> What the task requires:
Your job is to retype all of the data word for word, leaving every image out.

> Data block:
═══

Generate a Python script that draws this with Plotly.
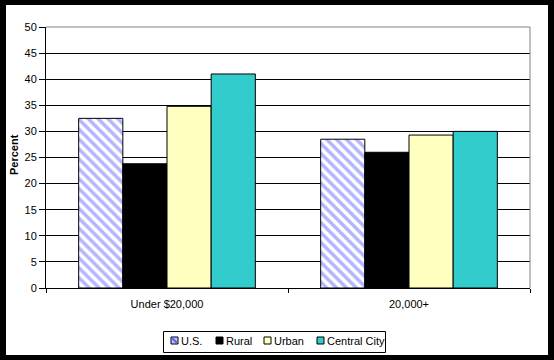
import plotly.graph_objects as go

categories = ["Under $20,000", "20,000+"]
series_names = ["U.S.", "Rural", "Urban", "Central City"]
us_values = [32.5, 28.5]
rural_values = [23.8, 26.0]
urban_values = [34.8, 29.3]
central_values = [41.0, 30.0]
y_ticks = [0, 5, 10, 15, 20, 25, 30, 35, 40, 45, 50]
series_colors = ["#8080FF", "#000000", "#FFFFC0", "#33CCCC"]

FONT = "Arial, Liberation Sans, sans-serif"

fig = go.Figure()
fig.add_trace(go.Bar(
    name=series_names[0], x=categories, y=us_values,
    marker=dict(color="white", line=dict(color="black", width=1),
                pattern=dict(shape="\\", fgcolor="#6A6AFF", bgcolor="white",
                             size=7, solidity=0.5, fillmode="overlay")),
))
for name, vals, col in zip(series_names[1:], [rural_values, urban_values, central_values], series_colors[1:]):
    fig.add_trace(go.Bar(
        name=name, x=categories, y=vals,
        marker=dict(color=col, line=dict(color="black", width=1)),
    ))

W, H = 554, 360
L, R, T, B = 46, 24, 27, 72
pw, ph = W - L - R, H - T - B

def px_x(p):
    return (p - L) / pw

def px_y(p):
    return (H - B - p) / ph

shapes = [
    dict(type="rect", xref="paper", yref="paper",
         x0=px_x(6), x1=px_x(548), y0=px_y(355), y1=px_y(5),
         fillcolor="white", line=dict(width=0), layer="below"),
    dict(type="line", xref="paper", yref="paper", x0=0, x1=1, y0=1, y1=1,
         line=dict(color="#808080", width=1), layer="above"),
    dict(type="line", xref="paper", yref="paper", x0=1, x1=1, y0=0, y1=1,
         line=dict(color="#808080", width=1), layer="above"),
    # legend box
    dict(type="rect", xref="paper", yref="paper",
         x0=px_x(163.5), x1=px_x(385.5), y0=px_y(352.5), y1=px_y(331.5),
         fillcolor="white", line=dict(color="black", width=1), layer="above"),
]
annotations = [
    dict(text="<b>Percent</b>", xref="paper", yref="paper",
         x=px_x(14), y=px_y(155), textangle=-90, showarrow=False,
         xanchor="center", yanchor="middle",
         font=dict(family=FONT, size=11, color="black")),
]

# manual compact legend
sw_x = [171, 216, 264, 317]
sw_size = 7
sw_top = 337
for i, (name, col) in enumerate(zip(series_names, series_colors)):
    x0 = sw_x[i]
    if i == 0:
        shapes.append(dict(type="rect", xref="paper", yref="paper",
                           x0=px_x(x0), x1=px_x(x0 + sw_size),
                           y0=px_y(sw_top + sw_size), y1=px_y(sw_top),
                           fillcolor="#C0C0FF", line=dict(color="black", width=1), layer="above"))
        shapes.append(dict(type="line", xref="paper", yref="paper",
                           x0=px_x(x0 + 1), x1=px_x(x0 + sw_size - 1),
                           y0=px_y(sw_top + 1), y1=px_y(sw_top + sw_size - 1),
                           line=dict(color="#6060FF", width=2), layer="above"))
    else:
        shapes.append(dict(type="rect", xref="paper", yref="paper",
                           x0=px_x(x0), x1=px_x(x0 + sw_size),
                           y0=px_y(sw_top + sw_size), y1=px_y(sw_top),
                           fillcolor=col, line=dict(color="black", width=1), layer="above"))
    annotations.append(dict(text=name, xref="paper", yref="paper",
                            x=px_x(x0 + sw_size + 1), y=px_y(sw_top + sw_size / 2 + 0.5),
                            xanchor="left", yanchor="middle", showarrow=False,
                            font=dict(family=FONT, size=11, color="black")))

fig.update_layout(
    width=W, height=H,
    margin=dict(l=L, r=R, t=T, b=B, pad=0, autoexpand=False),
    paper_bgcolor="black",
    plot_bgcolor="white",
    barmode="group",
    bargap=0.27,
    bargroupgap=0,
    font=dict(family=FONT, size=11, color="black"),
    showlegend=False,
    xaxis=dict(
        automargin=False,
        showline=True, linecolor="black", linewidth=1,
        ticks="outside", ticklen=4, tickcolor="black", tickson="boundaries",
        ticklabelstandoff=6,
        showgrid=False, tickfont=dict(family=FONT, size=11),
    ),
    yaxis=dict(
        automargin=False,
        range=[0, 50], tickvals=y_ticks,
        showline=True, linecolor="black", linewidth=1,
        ticks="outside", ticklen=6, tickcolor="black",
        showgrid=True, gridcolor="black", gridwidth=1,
        zeroline=False,
        tickfont=dict(family=FONT, size=11),
    ),
    shapes=shapes,
    annotations=annotations,
)

fig.write_html(
    "out.html",
    config={"displayModeBar": False},
    post_script="document.body.style.margin='0';document.body.style.overflow='hidden';",
)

═══

> Task answer:
Generate a Python script that draws this with Plotly.
import plotly.graph_objects as go

categories = ["Under $20,000", "20,000+"]
series_names = ["U.S.", "Rural", "Urban", "Central City"]
us_values = [32.5, 28.5]
rural_values = [23.8, 26.0]
urban_values = [34.8, 29.3]
central_values = [41.0, 30.0]
y_ticks = [0, 5, 10, 15, 20, 25, 30, 35, 40, 45, 50]
series_colors = ["#8080FF", "#000000", "#FFFFC0", "#33CCCC"]

FONT = "Arial, Liberation Sans, sans-serif"

fig = go.Figure()
fig.add_trace(go.Bar(
    name=series_names[0], x=categories, y=us_values,
    marker=dict(color="white", line=dict(color="black", width=1),
                pattern=dict(shape="\\", fgcolor="#6A6AFF", bgcolor="white",
                             size=7, solidity=0.5, fillmode="overlay")),
))
for name, vals, col in zip(series_names[1:], [rural_values, urban_values, central_values], series_colors[1:]):
    fig.add_trace(go.Bar(
        name=name, x=categories, y=vals,
        marker=dict(color=col, line=dict(color="black", width=1)),
    ))

W, H = 554, 360
L, R, T, B = 46, 24, 27, 72
pw, ph = W - L - R, H - T - B

def px_x(p):
    return (p - L) / pw

def px_y(p):
    return (H - B - p) / ph

shapes = [
    dict(type="rect", xref="paper", yref="paper",
         x0=px_x(6), x1=px_x(548), y0=px_y(355), y1=px_y(5),
         fillcolor="white", line=dict(width=0), layer="below"),
    dict(type="line", xref="paper", yref="paper", x0=0, x1=1, y0=1, y1=1,
         line=dict(color="#808080", width=1), layer="above"),
    dict(type="line", xref="paper", yref="paper", x0=1, x1=1, y0=0, y1=1,
         line=dict(color="#808080", width=1), layer="above"),
    # legend box
    dict(type="rect", xref="paper", yref="paper",
         x0=px_x(163.5), x1=px_x(385.5), y0=px_y(352.5), y1=px_y(331.5),
         fillcolor="white", line=dict(color="black", width=1), layer="above"),
]
annotations = [
    dict(text="<b>Percent</b>", xref="paper", yref="paper",
         x=px_x(14), y=px_y(155), textangle=-90, showarrow=False,
         xanchor="center", yanchor="middle",
         font=dict(family=FONT, size=11, color="black")),
]

# manual compact legend
sw_x = [171, 216, 264, 317]
sw_size = 7
sw_top = 337
for i, (name, col) in enumerate(zip(series_names, series_colors)):
    x0 = sw_x[i]
    if i == 0:
        shapes.append(dict(type="rect", xref="paper", yref="paper",
                           x0=px_x(x0), x1=px_x(x0 + sw_size),
                           y0=px_y(sw_top + sw_size), y1=px_y(sw_top),
                           fillcolor="#C0C0FF", line=dict(color="black", width=1), layer="above"))
        shapes.append(dict(type="line", xref="paper", yref="paper",
                           x0=px_x(x0 + 1), x1=px_x(x0 + sw_size - 1),
                           y0=px_y(sw_top + 1), y1=px_y(sw_top + sw_size - 1),
                           line=dict(color="#6060FF", width=2), layer="above"))
    else:
        shapes.append(dict(type="rect", xref="paper", yref="paper",
                           x0=px_x(x0), x1=px_x(x0 + sw_size),
                           y0=px_y(sw_top + sw_size), y1=px_y(sw_top),
                           fillcolor=col, line=dict(color="black", width=1), layer="above"))
    annotations.append(dict(text=name, xref="paper", yref="paper",
                            x=px_x(x0 + sw_size + 1), y=px_y(sw_top + sw_size / 2 + 0.5),
                            xanchor="left", yanchor="middle", showarrow=False,
                            font=dict(family=FONT, size=11, color="black")))

fig.update_layout(
    width=W, height=H,
    margin=dict(l=L, r=R, t=T, b=B, pad=0, autoexpand=False),
    paper_bgcolor="black",
    plot_bgcolor="white",
    barmode="group",
    bargap=0.27,
    bargroupgap=0,
    font=dict(family=FONT, size=11, color="black"),
    showlegend=False,
    xaxis=dict(
        automargin=False,
        showline=True, linecolor="black", linewidth=1,
        ticks="outside", ticklen=4, tickcolor="black", tickson="boundaries",
        ticklabelstandoff=6,
        showgrid=False, tickfont=dict(family=FONT, size=11),
    ),
    yaxis=dict(
        automargin=False,
        range=[0, 50], tickvals=y_ticks,
        showline=True, linecolor="black", linewidth=1,
        ticks="outside", ticklen=6, tickcolor="black",
        showgrid=True, gridcolor="black", gridwidth=1,
        zeroline=False,
        tickfont=dict(family=FONT, size=11),
    ),
    shapes=shapes,
    annotations=annotations,
)

fig.write_html(
    "out.html",
    config={"displayModeBar": False},
    post_script="document.body.style.margin='0';document.body.style.overflow='hidden';",
)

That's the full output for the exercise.